→ SET EXERCISE
Begin with the first line below and retype each line exactly through the line containing "28.5, 27.9, 26.8];". Any pictures are to be left out.

→ INFORMATION PROVIDED
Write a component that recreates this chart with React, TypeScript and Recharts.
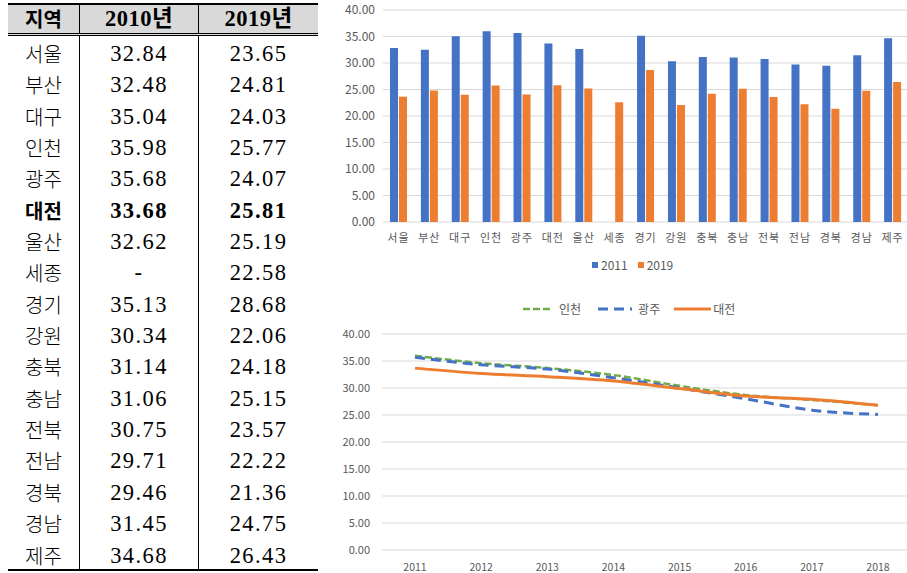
import React from 'react';
import {
  BarChart, Bar, LineChart, Line, XAxis, YAxis, CartesianGrid, Legend
} from 'recharts';

const regions = ['서울', '부산', '대구', '인천', '광주', '대전', '울산', '세종', '경기', '강원', '충북', '충남', '전북', '전남', '경북', '경남', '제주'];
const rate2010: (number | null)[] = [32.84, 32.48, 35.04, 35.98, 35.68, 33.68, 32.62, null, 35.13, 30.34, 31.14, 31.06, 30.75, 29.71, 29.46, 31.45, 34.68];
const rate2019 = [23.65, 24.81, 24.03, 25.77, 24.07, 25.81, 25.19, 22.58, 28.68, 22.06, 24.18, 25.15, 23.57, 22.22, 21.36, 24.75, 26.43];

const years = ['2011', '2012', '2013', '2014', '2015', '2016', '2017', '2018'];
const incheon = [35.98, 34.6, 33.7, 32.4, 30.4, 28.7, 27.8, 26.8];
const gwangju = [35.68, 34.3, 33.5, 31.9, 30.0, 28.0, 25.9, 25.1];
const daejeon = [33.68, 32.7, 32.1, 31.3, 29.9, 28.5, 27.9, 26.8];

const lineKeys = ['incheon', 'gwangju', 'daejeon'];
const lineNames = ['인천', '광주', '대전'];
const barKeys = ['y2011', 'y2019'];
const barNames = ['2011', '2019'];

const yTicks = [0, 5, 10, 15, 20, 25, 30, 35, 40];

const barData = regions.map((r, i) => ({ region: r, y2011: rate2010[i], y2019: rate2019[i] }));
const lineData = years.map((y, i) => ({ year: y, incheon: incheon[i], gwangju: gwangju[i], daejeon: daejeon[i] }));

const GRAY = '#595959';
const SANS = '"Noto Sans CJK KR", "Noto Sans", sans-serif';
const SERIF = '"Liberation Serif", "Noto Sans CJK KR", serif';

const BLUE = '#4472c4';
const ORANGE = '#ed7d31';
const GREEN = '#70ad47';

// legend geometry per item: line width, gap before text, space after text
const lineStyles: Record<string, { color: string; dash?: string; width: number; legendW: number; gap: number; after: number }> = {
  incheon: { color: GREEN, dash: '7 3', width: 2.5, legendW: 30, gap: 6, after: 17 },
  gwangju: { color: BLUE, dash: '10 6', width: 3, legendW: 34, gap: 6, after: 14 },
  daejeon: { color: ORANGE, width: 3, legendW: 37, gap: 2, after: 0 },
};
const barColors: Record<string, string> = { y2011: BLUE, y2019: ORANGE };

const DataTable = () => {
  const cell = (w: number, border: boolean): React.CSSProperties => ({
    width: w, textAlign: 'center', borderRight: border ? '1.5px solid #000' : 'none', boxSizing: 'border-box',
  });
  return (
    <div style={{ position: 'absolute', left: 8, top: 3, width: 310, fontFamily: SERIF, color: '#000' }}>
      <div style={{ borderTop: '2px solid #000', borderBottom: '3px double #000', background: '#d9d9d9', display: 'flex', height: 33, lineHeight: '28px', fontWeight: 'bold', fontSize: 22.5, letterSpacing: 0.5, boxSizing: 'border-box' }}>
        <div style={{ ...cell(72, true), fontFamily: SANS, fontSize: 20, letterSpacing: 0 }}>지역</div>
        <div style={cell(119, true)}>2010년</div>
        <div style={cell(119, false)}>2019년</div>
      </div>
      <div style={{ borderBottom: '2px solid #000' }}>
        {regions.map((r, i) => (
          <div key={r} style={{ display: 'flex', height: 31.35, lineHeight: '35px', fontSize: 22.5, letterSpacing: 1.4, fontWeight: r === '대전' ? 'bold' : 'normal' }}>
            <div style={{ ...cell(72, true), fontFamily: SANS, fontSize: 20, letterSpacing: 0, fontWeight: r === '대전' ? 'bold' : 300 }}>{r}</div>
            <div style={cell(119, true)}>{rate2010[i] === null ? '-' : rate2010[i]!.toFixed(2)}</div>
            <div style={cell(119, false)}>{rate2019[i].toFixed(2)}</div>
          </div>
        ))}
      </div>
    </div>
  );
};

const BarLegend = () => (
  <div style={{ display: 'flex', paddingLeft: 262, paddingTop: 4, fontFamily: SANS, fontSize: 12, color: GRAY, alignItems: 'center' }}>
    {barKeys.map((k, i) => (
      <div key={k} style={{ display: 'flex', alignItems: 'center', marginRight: 10 }}>
        <span style={{ width: 6, height: 6, background: barColors[k], marginRight: 3 }} />
        {barNames[i]}
      </div>
    ))}
  </div>
);

const LineLegend = () => (
  <div style={{ display: 'flex', paddingLeft: 193, fontFamily: SANS, fontSize: 12, color: GRAY, alignItems: 'center' }}>
    {lineKeys.map((k, i) => {
      const s = lineStyles[k];
      return (
        <div key={k} style={{ display: 'flex', alignItems: 'center', marginRight: s.after }}>
          <svg width={s.legendW} height={6} style={{ marginRight: s.gap }}>
            <line x1={0} y1={3} x2={s.legendW} y2={3} stroke={s.color} strokeWidth={s.width} strokeDasharray={s.dash} />
          </svg>
          {lineNames[i]}
        </div>
      );
    })}
  </div>
);

export default function App() {
  return (
    <div style={{ position: 'absolute', left: 0, top: 0, width: 907, height: 573, overflow: 'hidden', background: '#fff' }}>
      <DataTable />
      <div style={{ position: 'absolute', left: 330, top: 0 }}>
        <BarChart width={578} height={280} data={barData} margin={{ top: 10, right: 0, left: 0, bottom: 0 }} barGap={1} barSize={8}>
          <CartesianGrid vertical={false} stroke="#d9d9d9" />
          <XAxis dataKey="region" axisLine={false} tickLine={false} interval={0} height={30} tickMargin={6}
            tick={{ fontSize: 11, fill: GRAY, fontFamily: SANS, letterSpacing: 1 }} />
          <YAxis domain={[0, 40]} ticks={yTicks} tickFormatter={(v: number) => v.toFixed(2)} axisLine={false} tickLine={false} width={53}
            tick={{ fontSize: 12, fill: GRAY, fontFamily: SANS }} />
          <Legend verticalAlign="bottom" height={28} content={BarLegend} />
          {barKeys.map((k, i) => (
            <Bar key={k} dataKey={k} name={barNames[i]} fill={barColors[k]} isAnimationActive={false} />
          ))}
        </BarChart>
      </div>
      <div style={{ position: 'absolute', left: 330, top: 290 }}>
        <LineChart width={581} height={283} data={lineData} margin={{ top: 10, right: 0, left: 0, bottom: 0 }}>
          <CartesianGrid vertical={false} stroke="#d9d9d9" />
          <XAxis dataKey="year" axisLine={false} tickLine={false} height={23} tickMargin={8} padding={{ left: 33, right: 33 }}
            tick={{ fontSize: 10.5, fill: GRAY, fontFamily: SANS }} />
          <YAxis domain={[0, 40]} ticks={yTicks} tickFormatter={(v: number) => v.toFixed(2)} axisLine={false} tickLine={false} width={52} tickMargin={6}
            tick={{ fontSize: 11, fill: GRAY, fontFamily: SANS }} />
          <Legend verticalAlign="top" height={34} content={LineLegend} />
          {lineKeys.map((k, i) => {
            const s = lineStyles[k];
            return (
              <Line key={k} type="monotone" dataKey={k} name={lineNames[i]} stroke={s.color} strokeWidth={s.width}
                strokeDasharray={s.dash} dot={false} isAnimationActive={false} />
            );
          })}
        </LineChart>
      </div>
    </div>
  );
}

→ FULL SOLUTION
Write a component that recreates this chart with React, TypeScript and Recharts.
import React from 'react';
import {
  BarChart, Bar, LineChart, Line, XAxis, YAxis, CartesianGrid, Legend
} from 'recharts';

const regions = ['서울', '부산', '대구', '인천', '광주', '대전', '울산', '세종', '경기', '강원', '충북', '충남', '전북', '전남', '경북', '경남', '제주'];
const rate2010: (number | null)[] = [32.84, 32.48, 35.04, 35.98, 35.68, 33.68, 32.62, null, 35.13, 30.34, 31.14, 31.06, 30.75, 29.71, 29.46, 31.45, 34.68];
const rate2019 = [23.65, 24.81, 24.03, 25.77, 24.07, 25.81, 25.19, 22.58, 28.68, 22.06, 24.18, 25.15, 23.57, 22.22, 21.36, 24.75, 26.43];

const years = ['2011', '2012', '2013', '2014', '2015', '2016', '2017', '2018'];
const incheon = [35.98, 34.6, 33.7, 32.4, 30.4, 28.7, 27.8, 26.8];
const gwangju = [35.68, 34.3, 33.5, 31.9, 30.0, 28.0, 25.9, 25.1];
const daejeon = [33.68, 32.7, 32.1, 31.3, 29.9, 28.5, 27.9, 26.8];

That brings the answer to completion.